Detroit Baptist Theological Seminary

11 Jun 2021

On Originalist Hermeneutics

/

A few years back I made a proposal that we replace the label “literal translation” with a better one—originalism­—a term that has been robustly defined away from competing hermeneutical ideas in the secular/legal sphere. 

For decades the dispensationalist has dealt with snickering ridicule from naysayers who believe that being a “literalist” means disavowing all linguistic figures or symbols, and demanding that a single, fixed, plain meaning be assigned to each lexeme for all of its variegated usage throughout Scripture (following, at times, the broadly discredited “law of first mention”). So, for instance, when Jesus calls Herod a “fox,” he must have thought Herod a red, furry animal with a bushy tail. No dispensational “literalist” has ever gone this far, though, admittedly, some older, more rigid literalists occasionally came close. Thankfully, this strange idea died out a good 30–40 years ago. This is not at all what originalism means.

Another variation of literalism used by hermeneuts is the idea of textualism (a.k.a. linguistic determinism), an idea championed by E. D. Hirsch and Supreme Court Justice Neil Gorsuch. For these, meaning is not found in authorial intent, but in the precise words that the author used. Knowing that Gorsuch is a textualist is vital to understanding why he sided, famously, with the liberal majority in expanding the protections of Title VII of the 1964 Civil Rights Act (Bostock v. Clayton County, 2020). Gorsuch argued that the 1964 act, which forbade discrimination “based on sex,” should be read to include practices such as sexual orientation, identity, preference, and the like, because these ideas COULD be included (on strictly semantic grounds) in the phrase “based on sex.” It did not matter to Gorsuch that the legislators who crafted the 1964 Act DID NOT intend to include these sexual practices in Title VII; what matters is that these words COULD be used to include these sexual practices. If the 1964 legislators had wanted to delimit the Civil Rights Act, then they should have used more precise words.

The originalist minority (esp. Alito and Thomas) demurred, arguing that while meaning is most certainly communicated in words, the ideas of sexual orientation, identity, preference, and the like, were not part of the original intention of the legislators when they used the words “based on sex.” The only way to expand the reach of the 1964 Civil Rights Act, they opined, was by new and separate legislation. As such, they held to a kind of historical-grammatical hermeneutic: meaning is contained in words, yes, but subtleties of intention must be discovered in the historical context in which the original legislators wrote.

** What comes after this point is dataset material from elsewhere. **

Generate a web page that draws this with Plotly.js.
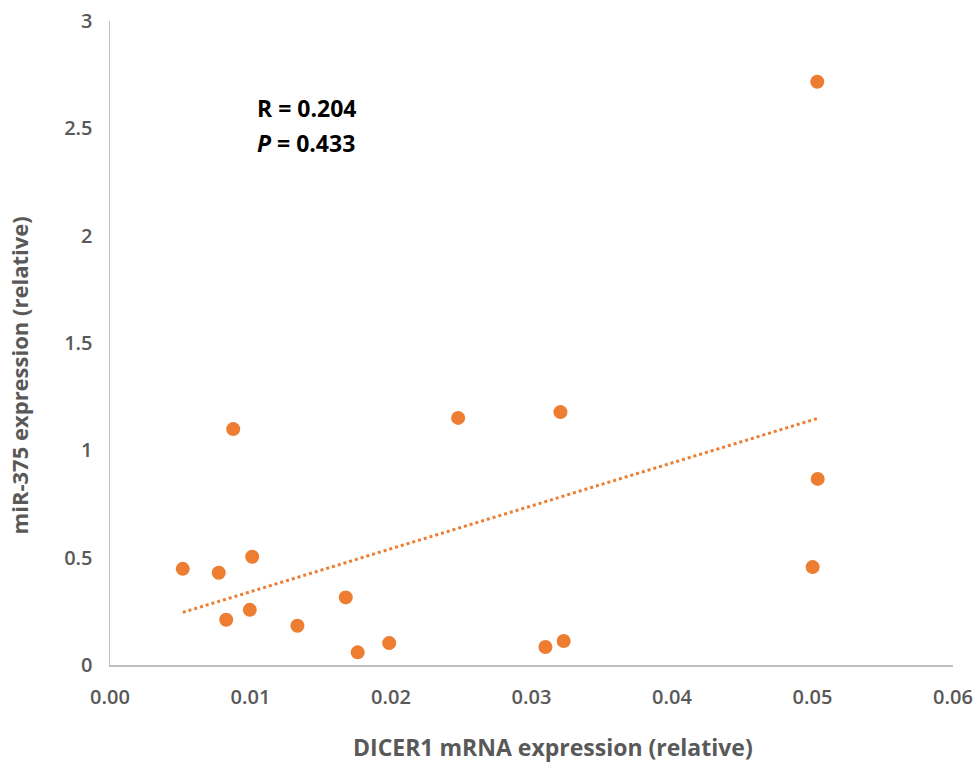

Dispensationalists hold to the originalist approach to hermeneutics. They believe (1) that meaning is contained in words, (2) that words can have a broad semantic range, (3) that that range is limited in any instantiated use of those words by historical context, and (4) that the original intention of the author is both fixed and impervious to evolution. So, for instance:

  • while the theologically charged term seed has a broad semantic range and may mean, in different biblical contexts, either “biological children,” “spiritual children,” or “individual Son,” the specific meaning assigned by the author in his given context is fixed and cannot change after the fact.  
  • While the theologically charged term Israel has a semantic range and may mean, in different biblical contexts, either “ethnic Israelites” or “believing Israelites,” the specific meaning assigned by the author in his given context is fixed and cannot change after the fact—and most especially cannot take on a brand new meaning (e.g., the ethnically diverse, New Testament faith community) that is nowhere demonstrable in in the biblical corpus.

It is never acceptable to pick and choose from available semantic options a definition better suited to one’s exegetical-theological preferences (which Carson and Wallace describe as “illegitimate totality transfer”); nor, and more provocatively, is it acceptable to posit non-standard hermeneutical methods that allow secret or additional meanings unknown to the original author (sensus plenior), or that permit the author’s intended meaning to progress over time to a different meaning entirely (typologism). 

Originalism is a good idea–whether one is reading the Constitution or the Bible.

5 Responses

  1. Brandon Crawford

    David Gunn of Regular Baptist Press has also advocated the use of “originalism.” In a class on hermeneutics that I recently taught at Grace, I adopted that term as well.

  2. Cory Marsh

    Solid piece, Mark. Originalism is a worthy candidate for replacing literalism, as are others I’ve heard offered like contextualism or “hermeneutic of fidelity” (faithful to the author’s original intent). In the end, the component parts still need to be identified or explained. Though it’s a mouthful, that’s why I keep sticking with “literal, grammatical-historical.” But I do think originalism is helpful. (As an aside I recall Hirsch being a strong advocate for “willed” or authorial intent, not the textualism to which you attached his name. But I’m thinking of his 1967 Validity edition).